Confirm that it is the correct image file (the name matches the one you want, the drive size and partitions match, and so on). Once you’ve confirmed it is the image you want, click the link “Restore Image” as seen in the screenshot above.
You’ll be prompted to select a disk to restore your image to. Click “Select a disk to restore to…”
Select carefully from the available disks. You don’t want to overwrite your secondary data hard drive when your real target is your primary system disk. Once you’ve selected the image, then click “Copy selected partitions” to copy the partitions from the image file back over to your disk.
Note: Sharp-eyed readers will likely have noticed that the disk size and partition distribution between our source disk and our destination disk do not match up in the above image. Because the computer with which we conducted the steps for this tutorial (as we personally test and confirm all steps in all articles we write here at How-To Geek) would not cooperate with our capture tool during the time it was booted into Windows PE we recreated the sequence in a virtual machine expressly to create the screenshots for your reference.
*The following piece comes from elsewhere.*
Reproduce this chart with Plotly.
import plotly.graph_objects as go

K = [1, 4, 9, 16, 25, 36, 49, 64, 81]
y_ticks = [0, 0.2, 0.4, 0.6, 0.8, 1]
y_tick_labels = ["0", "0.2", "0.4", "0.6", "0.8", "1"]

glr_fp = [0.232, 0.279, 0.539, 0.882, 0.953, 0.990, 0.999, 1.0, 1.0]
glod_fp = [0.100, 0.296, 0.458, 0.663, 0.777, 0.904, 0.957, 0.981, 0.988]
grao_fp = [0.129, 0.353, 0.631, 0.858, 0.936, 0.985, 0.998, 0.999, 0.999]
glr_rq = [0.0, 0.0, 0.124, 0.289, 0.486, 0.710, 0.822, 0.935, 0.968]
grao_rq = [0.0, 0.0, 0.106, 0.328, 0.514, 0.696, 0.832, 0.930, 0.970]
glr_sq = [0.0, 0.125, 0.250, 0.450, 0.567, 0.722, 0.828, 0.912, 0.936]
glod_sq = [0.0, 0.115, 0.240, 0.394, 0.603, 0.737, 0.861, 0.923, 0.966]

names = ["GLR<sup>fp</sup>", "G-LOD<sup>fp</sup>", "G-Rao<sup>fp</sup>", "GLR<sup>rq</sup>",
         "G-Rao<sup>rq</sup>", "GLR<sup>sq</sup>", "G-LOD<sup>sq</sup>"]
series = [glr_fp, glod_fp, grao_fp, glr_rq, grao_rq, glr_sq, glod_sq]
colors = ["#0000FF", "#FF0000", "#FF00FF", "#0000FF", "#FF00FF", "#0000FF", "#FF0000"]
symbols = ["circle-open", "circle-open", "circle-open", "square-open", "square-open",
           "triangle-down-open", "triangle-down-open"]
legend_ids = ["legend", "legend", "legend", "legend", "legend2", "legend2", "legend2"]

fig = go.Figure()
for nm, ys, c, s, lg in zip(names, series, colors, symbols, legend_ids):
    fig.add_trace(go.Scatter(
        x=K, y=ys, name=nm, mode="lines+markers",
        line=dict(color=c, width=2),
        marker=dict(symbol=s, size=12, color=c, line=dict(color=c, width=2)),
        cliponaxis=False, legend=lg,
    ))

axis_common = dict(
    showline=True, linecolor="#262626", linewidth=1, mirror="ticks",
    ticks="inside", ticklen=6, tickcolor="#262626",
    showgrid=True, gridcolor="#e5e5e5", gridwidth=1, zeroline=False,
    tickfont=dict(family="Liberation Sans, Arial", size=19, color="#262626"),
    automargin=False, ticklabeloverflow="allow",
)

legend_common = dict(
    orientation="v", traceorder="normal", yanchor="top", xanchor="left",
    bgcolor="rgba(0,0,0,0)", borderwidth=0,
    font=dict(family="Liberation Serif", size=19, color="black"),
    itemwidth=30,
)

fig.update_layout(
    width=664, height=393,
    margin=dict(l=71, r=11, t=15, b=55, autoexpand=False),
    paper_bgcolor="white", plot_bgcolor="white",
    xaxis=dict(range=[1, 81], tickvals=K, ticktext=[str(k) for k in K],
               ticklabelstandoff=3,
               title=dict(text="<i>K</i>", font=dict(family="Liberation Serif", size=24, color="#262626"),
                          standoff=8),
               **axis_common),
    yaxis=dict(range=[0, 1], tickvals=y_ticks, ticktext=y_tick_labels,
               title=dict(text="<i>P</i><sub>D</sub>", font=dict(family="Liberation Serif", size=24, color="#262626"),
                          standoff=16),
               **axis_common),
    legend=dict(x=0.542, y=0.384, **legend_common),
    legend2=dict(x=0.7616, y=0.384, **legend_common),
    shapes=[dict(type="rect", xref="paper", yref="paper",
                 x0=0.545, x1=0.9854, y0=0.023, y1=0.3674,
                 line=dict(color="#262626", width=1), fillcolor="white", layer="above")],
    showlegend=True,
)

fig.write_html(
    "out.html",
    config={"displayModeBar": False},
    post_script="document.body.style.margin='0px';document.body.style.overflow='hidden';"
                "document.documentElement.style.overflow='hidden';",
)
Please note that in the particular application we’ve using here (overwriting your existing disk with an old image) the image and the actual hard drive configuration should match up.
With the disk selected (and double checked), click Next. Confirm the Restore Summary and Operation list match what you expect and then click Finish to start the process.
When the restoration process is complete and the conclusion summary is displayed, you’re all done! Click on the shutdown button located in the lower left corner of the restoration user interface, remove the USB restoration drive, and confirm you wish to restart. You’ll boot back into your Windows machine and everything will be good as new and exactly like it was the day you made the image.
When it comes to foolproof restoration you just can’t beat a good disk image. Before you make the leap to Windows 10 take an hour or so and make a clean disk image you can return to should you find the upgrade isn’t all it’s promised to be.